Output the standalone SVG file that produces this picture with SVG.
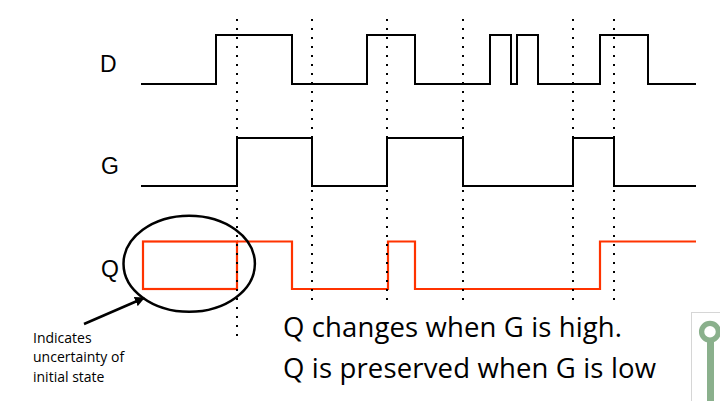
<svg xmlns="http://www.w3.org/2000/svg" width="720" height="401" viewBox="0 0 720 401">
  <defs>
    <style>
      .sig { fill: none; stroke: #000; stroke-width: 2; stroke-linejoin: miter; }
      .q { fill: none; stroke: #ff3300; stroke-width: 2.2; }
      .dot { fill: none; stroke: #000; stroke-width: 2; stroke-dasharray: 2 7; }
      .lbl { font-family: "Liberation Sans", Arial, sans-serif; font-size: 23px; fill: #000; }
      .main { font-family: "Open Sans", "Liberation Sans", sans-serif; font-size: 27.5px; fill: #000; }
      .note { font-family: "Open Sans", "Liberation Sans", sans-serif; font-size: 14px; fill: #000; }
    </style>
    <marker id="arrow" viewBox="0 0 10 10" refX="9" refY="5" markerWidth="10" markerHeight="10" markerUnits="userSpaceOnUse" orient="auto">
      <path d="M0,0 L10,5 L0,10 z" fill="#000"/>
    </marker>
  </defs>
  <rect width="720" height="401" fill="#fff"/>

  <g id="label-D"><text class="lbl" x="100" y="72">D</text></g>
  <g id="label-G"><text class="lbl" x="101" y="174">G</text></g>
  <g id="label-Q"><text class="lbl" x="101" y="277">Q</text></g>

  <g id="wave-D">
    <path class="sig" d="M141,84 H216 V35 H292 V84 H367 V35 H415 V84 H490 V35 H511 V84 H517 V35 H538 V84 H600 V35 H648 V84 H696"/>
  </g>
  <g id="wave-G">
    <path class="sig" d="M141,186 H237 V138 H312 V186 H387 V138 H463 V186 H573 V138 H614 V186 H696"/>
  </g>
  <g id="wave-Q">
    <rect class="q" x="143" y="241.5" width="94" height="47.5"/>
    <path class="q" d="M237,241.5 H292 V289 H388 V241.5 H415 V289 H600 V241.5 H696"/>
  </g>

  <g id="clock-edges">
    <line class="dot" x1="237" y1="19" x2="237" y2="341"/>
    <line class="dot" x1="312" y1="19" x2="312" y2="303"/>
    <line class="dot" x1="387" y1="19" x2="387" y2="303"/>
    <line class="dot" x1="463" y1="19" x2="463" y2="303"/>
    <line class="dot" x1="573" y1="19" x2="573" y2="303"/>
    <line class="dot" x1="614" y1="19" x2="614" y2="303"/>
  </g>

  <g id="uncertainty-ellipse">
    <ellipse cx="189.2" cy="263.7" rx="65.7" ry="48" fill="none" stroke="#000" stroke-width="2.5"/>
  </g>

  <g id="note">
    <text class="note" x="33" y="343">Indicates</text>
    <text class="note" x="33" y="362">uncertainty of</text>
    <text class="note" x="33" y="382">initial state</text>
  </g>

  <g id="connectors">
    <line x1="84" y1="324" x2="144" y2="298" stroke="#000" stroke-width="2.5" marker-end="url(#arrow)"/>
  </g>

  <g id="caption">
    <text class="main" x="283" y="337" textLength="339">Q changes when G is high.</text>
    <text class="main" x="283" y="378" textLength="373">Q is preserved when G is low</text>
  </g>

  <g id="corner-icon">
    <rect x="691.5" y="312.5" width="40" height="100" fill="#fff" stroke="#d6d6d6" stroke-width="1"/>
    <line x1="710.5" y1="338" x2="710.5" y2="401" stroke="#8ab08c" stroke-width="7"/>
    <circle cx="710" cy="331.7" r="8.4" fill="#fff" stroke="#8ab08c" stroke-width="5.3"/>
  </g>
</svg>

------------------------------------

## STATED EXERCISE
Ignore the images and quote every line of the listing exactly.

## SOLUTION TO THIS EXERCISE
Output the standalone SVG file that produces this picture with SVG.
<svg xmlns="http://www.w3.org/2000/svg" width="720" height="401" viewBox="0 0 720 401">
  <defs>
    <style>
      .sig { fill: none; stroke: #000; stroke-width: 2; stroke-linejoin: miter; }
      .q { fill: none; stroke: #ff3300; stroke-width: 2.2; }
      .dot { fill: none; stroke: #000; stroke-width: 2; stroke-dasharray: 2 7; }
      .lbl { font-family: "Liberation Sans", Arial, sans-serif; font-size: 23px; fill: #000; }
      .main { font-family: "Open Sans", "Liberation Sans", sans-serif; font-size: 27.5px; fill: #000; }
      .note { font-family: "Open Sans", "Liberation Sans", sans-serif; font-size: 14px; fill: #000; }
    </style>
    <marker id="arrow" viewBox="0 0 10 10" refX="9" refY="5" markerWidth="10" markerHeight="10" markerUnits="userSpaceOnUse" orient="auto">
      <path d="M0,0 L10,5 L0,10 z" fill="#000"/>
    </marker>
  </defs>
  <rect width="720" height="401" fill="#fff"/>

  <g id="label-D"><text class="lbl" x="100" y="72">D</text></g>
  <g id="label-G"><text class="lbl" x="101" y="174">G</text></g>
  <g id="label-Q"><text class="lbl" x="101" y="277">Q</text></g>

  <g id="wave-D">
    <path class="sig" d="M141,84 H216 V35 H292 V84 H367 V35 H415 V84 H490 V35 H511 V84 H517 V35 H538 V84 H600 V35 H648 V84 H696"/>
  </g>
  <g id="wave-G">
    <path class="sig" d="M141,186 H237 V138 H312 V186 H387 V138 H463 V186 H573 V138 H614 V186 H696"/>
  </g>
  <g id="wave-Q">
    <rect class="q" x="143" y="241.5" width="94" height="47.5"/>
    <path class="q" d="M237,241.5 H292 V289 H388 V241.5 H415 V289 H600 V241.5 H696"/>
  </g>

  <g id="clock-edges">
    <line class="dot" x1="237" y1="19" x2="237" y2="341"/>
    <line class="dot" x1="312" y1="19" x2="312" y2="303"/>
    <line class="dot" x1="387" y1="19" x2="387" y2="303"/>
    <line class="dot" x1="463" y1="19" x2="463" y2="303"/>
    <line class="dot" x1="573" y1="19" x2="573" y2="303"/>
    <line class="dot" x1="614" y1="19" x2="614" y2="303"/>
  </g>

  <g id="uncertainty-ellipse">
    <ellipse cx="189.2" cy="263.7" rx="65.7" ry="48" fill="none" stroke="#000" stroke-width="2.5"/>
  </g>

  <g id="note">
    <text class="note" x="33" y="343">Indicates</text>
    <text class="note" x="33" y="362">uncertainty of</text>
    <text class="note" x="33" y="382">initial state</text>
  </g>

  <g id="connectors">
    <line x1="84" y1="324" x2="144" y2="298" stroke="#000" stroke-width="2.5" marker-end="url(#arrow)"/>
  </g>

  <g id="caption">
    <text class="main" x="283" y="337" textLength="339">Q changes when G is high.</text>
    <text class="main" x="283" y="378" textLength="373">Q is preserved when G is low</text>
  </g>

  <g id="corner-icon">
    <rect x="691.5" y="312.5" width="40" height="100" fill="#fff" stroke="#d6d6d6" stroke-width="1"/>
    <line x1="710.5" y1="338" x2="710.5" y2="401" stroke="#8ab08c" stroke-width="7"/>
    <circle cx="710" cy="331.7" r="8.4" fill="#fff" stroke="#8ab08c" stroke-width="5.3"/>
  </g>
</svg>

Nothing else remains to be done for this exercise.